James Disney-May

Personal information
- Full name: James Disney-May
- National team: Great Britain
- Born: 4 August 1992 (age 34) Chertsey, England
- Height: 1.92 m (6 ft 4 in)
- Weight: 78 kg (172 lb; 12.3 st)

Sport
- Sport: Swimming
- Strokes: Freestyle
- College team: Auburn University

= James Disney-May =

British swimmer (born 1992)

James Disney-May (born 4 August 1992) is an English competitive swimmer.

He has represented Great Britain in the Olympic Games, and competed for England in the Commonwealth Games. At the 2012 Summer Olympics in London, he swam for the British team in the men's 4×100-metre freestyle relay.

==Personal life==
Disney-May attended Millfield School from 2005 to 2010.

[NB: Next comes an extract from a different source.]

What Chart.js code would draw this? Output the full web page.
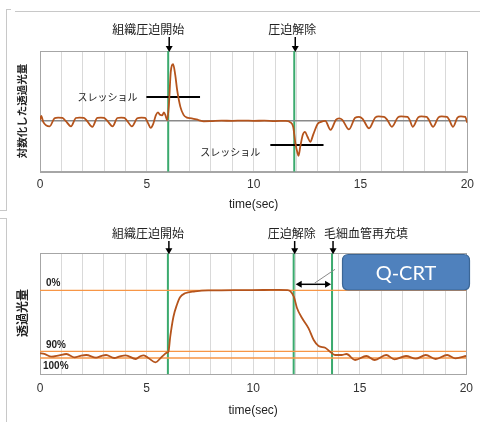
<!DOCTYPE html>
<html><head><meta charset="utf-8">
<script src="https://cdn.jsdelivr.net/npm/chart.js@4"></script>
<style>
html,body{margin:0;padding:0;background:#fff;width:480px;height:422px;overflow:hidden;position:relative;}
#c1{position:absolute;left:0;top:0;}
#c2{position:absolute;left:0;top:212px;}
.ln{position:absolute;background:#c8c8c8;}
</style></head><body>
<div class="ln" style="left:15px;top:11px;width:465px;height:1px"></div>
<div class="ln" style="left:6px;top:9px;width:1px;height:201px"></div>
<div class="ln" style="left:6px;top:9px;width:5px;height:1px"></div>
<div class="ln" style="left:0;top:210px;width:7px;height:1px"></div>
<div class="ln" style="left:0;top:218px;width:7px;height:1px"></div>
<div class="ln" style="left:6px;top:218px;width:1px;height:204px"></div>
<canvas id="c1" width="480" height="212"></canvas>
<canvas id="c2" width="480" height="210"></canvas>
<script>
// ---- data ----
const topTimes = [0,0.06,0.15,0.45,0.68,0.85,1.05,1.2,1.45,1.68,1.85,2.05,2.2,2.45,2.68,2.85,3.0,3.15,3.4,3.62,3.8,3.95,4.08,4.3,4.55,4.75,4.92,5.05,5.18,5.3,5.42,5.52,5.62,5.72,5.8,5.88,5.95,6.03,6.12,6.23,6.33,6.42,6.57,6.72,6.85,7.1,7.42,7.66,8.0,8.5,9.0,9.5,10.0,10.5,11.0,11.5,11.72,11.85,11.95,12.05,12.1,12.18,12.3,12.4,12.52,12.65,12.8,13.0,13.15,13.35,13.6,13.85,14.0,14.15,14.46,14.75,14.93,15.1,15.4,15.7,15.85,16.1,16.25,16.47,16.75,16.9,17.2,17.3,17.45,17.7,17.85,18.1,18.2,18.4,18.65,18.8,19.05,19.15,19.33,19.55,19.7,19.9,20.0];
const topValues = [0.1,0.5,-0.1,-0.55,0.25,0.33,0.3,0.0,-0.55,0.28,0.33,0.3,0.0,-0.6,0.3,0.33,0.3,0.0,-0.55,0.28,0.33,0.3,0.0,-0.55,0.25,0.33,0.3,-0.2,-0.7,-0.3,0.55,0.85,0.6,0.55,0.85,0.5,0.05,1.5,4.9,5.67,4.6,3.07,1.4,0.6,0.35,0.25,0.08,-0.05,-0.03,0.02,0.0,0.03,0.0,0.02,-0.02,0.0,-0.15,-0.6,-2.2,-3.2,-3.5,-2.6,-1.4,-1.1,-1.6,-2.1,-1.3,-0.3,-0.1,0.0,-0.9,0.1,0.25,0.1,-0.85,0.3,0.4,0.2,-0.75,0.35,0.44,0.4,0.1,-0.6,0.35,0.44,0.4,0.1,-0.6,0.35,0.44,0.4,0.1,-0.6,0.35,0.44,0.4,0.1,-0.6,0.35,0.44,0.4,-0.2];
const bottomTimes = [0,0.2,0.54,0.9,1.24,1.62,1.9,2.17,2.63,2.9,3.1,3.48,3.75,4.02,4.49,4.7,4.87,5.1,5.42,5.72,5.95,6.03,6.11,6.26,6.42,6.57,6.8,7.27,7.89,8.5,9.5,10.5,11.2,11.6,11.75,11.91,12.06,12.3,12.6,12.84,13.07,13.38,13.61,13.84,14.15,14.38,14.78,15.31,15.7,16.24,16.63,17.17,17.63,18.1,18.56,19.1,19.49,20];
const bottomValues = [2.1,2.05,1.76,1.9,2.03,1.7,1.85,1.93,1.66,1.85,1.93,1.63,1.8,1.9,1.53,1.8,1.9,1.6,1.2,1.76,2.16,2.3,3.76,5.76,6.93,7.7,8.1,8.3,8.4,8.4,8.42,8.43,8.45,8.42,8.3,7.76,6.6,5.6,4.6,3.43,2.83,2.66,2.26,1.93,1.93,2.03,1.43,1.83,1.43,1.93,1.5,1.83,1.56,1.93,1.53,1.93,1.6,1.83];
const topMarkers = [6, 11.9];
const topMarkerLabels = ['組織圧迫開始', '圧迫解除'];
const bottomMarkers = [6, 11.9, 13.7];
const bottomMarkerLabels = ['組織圧迫開始', '圧迫解除', '毛細血管再充填'];
const thresholdUpper = {from: 4.98, to: 7.49, value: 2.4};
const thresholdLower = {from: 10.78, to: 13.27, value: -2.43};
const levelValues = [8.4, 2.3, 1.63];
const levelLabels = ['0%', '90%', '100%'];
const xTickStep = 1;
const xLabelEvery = 5;

// ---- styles ----
const CURVE = '#B5541C', GREEN = '#3BAA6E', ORANGE = '#F79646', GRID = '#D9D9D9', FRAME = '#A6A6A6';
const JP = '"Noto Sans CJK JP", sans-serif';

function pts(xs, ys){ return xs.map((x,i)=>({x:x, y:ys[i]})); }
function vline(x, lo, hi){ return {data:[{x:x,y:lo},{x:x,y:hi}], borderColor:GREEN, borderWidth:2, pointRadius:0}; }
function hline(x0, x1, y, color, w){ return {data:[{x:x0,y:y},{x:x1,y:y}], borderColor:color, borderWidth:w, pointRadius:0}; }

function downArrow(ctx, x, y1, y2){
  ctx.save(); ctx.strokeStyle='#000'; ctx.fillStyle='#000'; ctx.lineWidth=1.5;
  ctx.beginPath(); ctx.moveTo(x, y1); ctx.lineTo(x, y2-5); ctx.stroke();
  ctx.beginPath(); ctx.moveTo(x-3.5, y2-6); ctx.lineTo(x+3.5, y2-6); ctx.lineTo(x, y2); ctx.closePath(); ctx.fill();
  ctx.restore();
}
function frame(chart){
  const {ctx, chartArea:a} = chart;
  ctx.save(); ctx.strokeStyle=FRAME; ctx.lineWidth=1;
  ctx.strokeRect(Math.round(a.left)+0.5, Math.round(a.top)+0.5, Math.round(a.right-a.left), Math.round(a.bottom-a.top));
  ctx.restore();
}
function yTitle(ctx, text, x, y, size){
  ctx.save(); ctx.translate(x, y); ctx.rotate(-Math.PI/2);
  ctx.font = 'bold '+size+'px '+JP; ctx.fillStyle='#222'; ctx.textAlign='center'; ctx.textBaseline='middle';
  ctx.fillText(text, 0, 0); ctx.restore();
}
function txt(ctx, text, x, y, font, align){
  ctx.save(); ctx.font=font; ctx.fillStyle='#222'; ctx.textAlign=align||'center'; ctx.textBaseline='middle';
  ctx.fillText(text, x, y); ctx.restore();
}

const xScale = (tickPad, fitH, titlePadBottom) => ({
  type:'linear', min:0, max:20,
  grid:{color:GRID, lineWidth:1, drawTicks:false},
  border:{display:true, color:FRAME},
  ticks:{stepSize:xTickStep, autoSkip:false, maxRotation:0, padding:tickPad, color:'#333',
    font:{family:'"Liberation Sans", sans-serif', size:12},
    callback:(v)=> (v % xLabelEvery === 0 ? String(v) : '')},
  title:{display:true, text:'time(sec)', color:'#222', padding:{top:0,bottom:titlePadBottom},
    font:{family:'"Liberation Sans", sans-serif', size:12}},
  afterFit:(s)=>{ s.height = fitH; }
});

const common = {
  responsive:false, animation:false, events:[],
  plugins:{legend:{display:false}, tooltip:{enabled:false}},
  elements:{line:{cubicInterpolationMode:'monotone', fill:false}}
};

// ---- chart 1 ----
const topPlugin = {
  id:'topDeco',
  beforeDatasetsDraw(chart){ frame(chart); },
  afterDraw(chart){
    const ctx = chart.ctx, xs = chart.scales.x, ys = chart.scales.y, a = chart.chartArea;
    topMarkers.forEach((m,i)=>{
      const px = xs.getPixelForValue(m);
      const off = i===0 ? -20 : -2;
      txt(ctx, topMarkerLabels[i], px+off, 29, '12px '+JP);
      downArrow(ctx, px+1, 37, a.top+1);
    });
    txt(ctx, 'スレッショル', xs.getPixelForValue(thresholdUpper.from)-9, ys.getPixelForValue(thresholdUpper.value), '10px '+JP, 'right');
    txt(ctx, 'スレッショル', xs.getPixelForValue(thresholdLower.from)-10, ys.getPixelForValue(thresholdLower.value)+7, '10px '+JP, 'right');
    yTitle(ctx, '対数化した透過光量', 22, 111, 10.5);
  }
};
const topDatasets = [
  {data:pts(topTimes, topValues), borderColor:CURVE, borderWidth:1.8, pointRadius:0},
  hline(0, 20, 0, '#8a8a8a', 1.5),
  hline(thresholdUpper.from, thresholdUpper.to, thresholdUpper.value, '#000', 2),
  hline(thresholdLower.from, thresholdLower.to, thresholdLower.value, '#000', 2)
].concat(topMarkers.map(m=>vline(m, -5.1, 7.0)));

new Chart(document.getElementById('c1'), {
  type:'line',
  data:{datasets:topDatasets},
  options:Object.assign({}, common, {
    layout:{padding:{left:40, right:5.3, top:51, bottom:0}},
    scales:{ x:xScale(6, 40.3, 0), y:{type:'linear', min:-5.1, max:7.0, display:false} }
  }),
  plugins:[topPlugin]
});

// ---- chart 2 ----
const bottomPlugin = {
  id:'bottomDeco',
  beforeDatasetsDraw(chart){ frame(chart); },
  afterDraw(chart){
    const ctx = chart.ctx, xs = chart.scales.x, ys = chart.scales.y, a = chart.chartArea;
    bottomMarkers.forEach((m,i)=>{
      const px = xs.getPixelForValue(m);
      const off = i===0 ? -20 : (i===1 ? -2 : 34);
      txt(ctx, bottomMarkerLabels[i], px+off, 21, '12px '+JP);
      downArrow(ctx, px+1, 29, a.top+1);
    });
    // level labels
    const lx = [46, 46, 43], dy = [-7, -6, 8];
    levelValues.forEach((v,i)=>{
      txt(ctx, levelLabels[i], lx[i], ys.getPixelForValue(v)+dy[i], 'bold 10px "Liberation Sans", sans-serif', 'left');
    });
    // double arrow between release and refill
    const x1 = xs.getPixelForValue(bottomMarkers[1])+2, x2 = xs.getPixelForValue(bottomMarkers[2])-1;
    const ay = ys.getPixelForValue(levelValues[0]) - 6;
    ctx.save(); ctx.strokeStyle='#000'; ctx.fillStyle='#000'; ctx.lineWidth=1.5;
    ctx.beginPath(); ctx.moveTo(x1+5, ay); ctx.lineTo(x2-5, ay); ctx.stroke();
    ctx.beginPath(); ctx.moveTo(x1, ay); ctx.lineTo(x1+6, ay-3.5); ctx.lineTo(x1+6, ay+3.5); ctx.closePath(); ctx.fill();
    ctx.beginPath(); ctx.moveTo(x2, ay); ctx.lineTo(x2-6, ay-3.5); ctx.lineTo(x2-6, ay+3.5); ctx.closePath(); ctx.fill();
    // pointer
    ctx.strokeStyle='#8a8a8a'; ctx.lineWidth=1;
    ctx.beginPath(); ctx.moveTo((x1+x2)/2+1, ay-1); ctx.lineTo(x2+4, ay-15); ctx.stroke();
    // Q-CRT box
    const bx = 342.5, by = 42.5, bw = 127, bh = 35.5, r = 6;
    ctx.beginPath();
    ctx.moveTo(bx+r, by); ctx.lineTo(bx+bw-r, by); ctx.quadraticCurveTo(bx+bw, by, bx+bw, by+r);
    ctx.lineTo(bx+bw, by+bh-r); ctx.quadraticCurveTo(bx+bw, by+bh, bx+bw-r, by+bh);
    ctx.lineTo(bx+r, by+bh); ctx.quadraticCurveTo(bx, by+bh, bx, by+bh-r);
    ctx.lineTo(bx, by+r); ctx.quadraticCurveTo(bx, by, bx+r, by); ctx.closePath();
    ctx.fillStyle='#4F81BD'; ctx.fill(); ctx.strokeStyle='#3B6696'; ctx.lineWidth=1.2; ctx.stroke();
    ctx.fillStyle='#fff'; ctx.font='20px Lato, sans-serif'; ctx.textAlign='center'; ctx.textBaseline='middle';
    ctx.fillText('Q-CRT', bx+bw/2, by+bh/2+1);
    ctx.restore();
    yTitle(ctx, '透過光量', 22, 101, 12);
  }
};
const bottomDatasets = [
  {data:pts(bottomTimes, bottomValues), borderColor:CURVE, borderWidth:1.8, pointRadius:0}
].concat(levelValues.map(v=>hline(0, 20, v, ORANGE, 1.3)))
 .concat(bottomMarkers.map(m=>vline(m, 0, 12.1)));

new Chart(document.getElementById('c2'), {
  type:'line',
  data:{datasets:bottomDatasets},
  options:Object.assign({}, common, {
    layout:{padding:{left:40, right:5.3, top:41.3, bottom:0}},
    scales:{ x:xScale(7, 47.7, 3.8), y:{type:'linear', min:0, max:12.1, display:false} }
  }),
  plugins:[bottomPlugin]
});
</script>
</body></html>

James Disney-May represented Great Britain at the 2012 London Olympics, competing in the 4x100m freestyle relay and contributing to a 12th-place finish in the preliminary rounds. His collegiate swimming career at Auburn University included two NCAA championships, 12 All-American honors, and seven SEC titles in both individual and relay events. He also received All-SEC First Team honors in 2012 and 2013, along with inclusion in the SEC Academic Honor Roll.

During his senior season (2013-14), he competed in six events at the NCAA Championships, where he earned his second national title as part of the 400 freestyle relay team. He also contributed to Auburn’s school record in the 800 freestyle relay, while securing NCAA automatic qualifying times in the 50 free, 100 free, and 100 backstroke. His collegiate record includes multiple relay and individual achievements, placing him among Auburn’s top-ten performers in the 200 freestyle and 100 backstroke.

In December 2022 Disney-May was sentenced to 21 months in jail spending 6 months in remand with 18 months suspended after pleading guilty to domestic assault against his fiancé. He was also told to attend counseling sessions, be electronically tracked for four months and had a four year restraining order banning him from contacting his partner and her parents.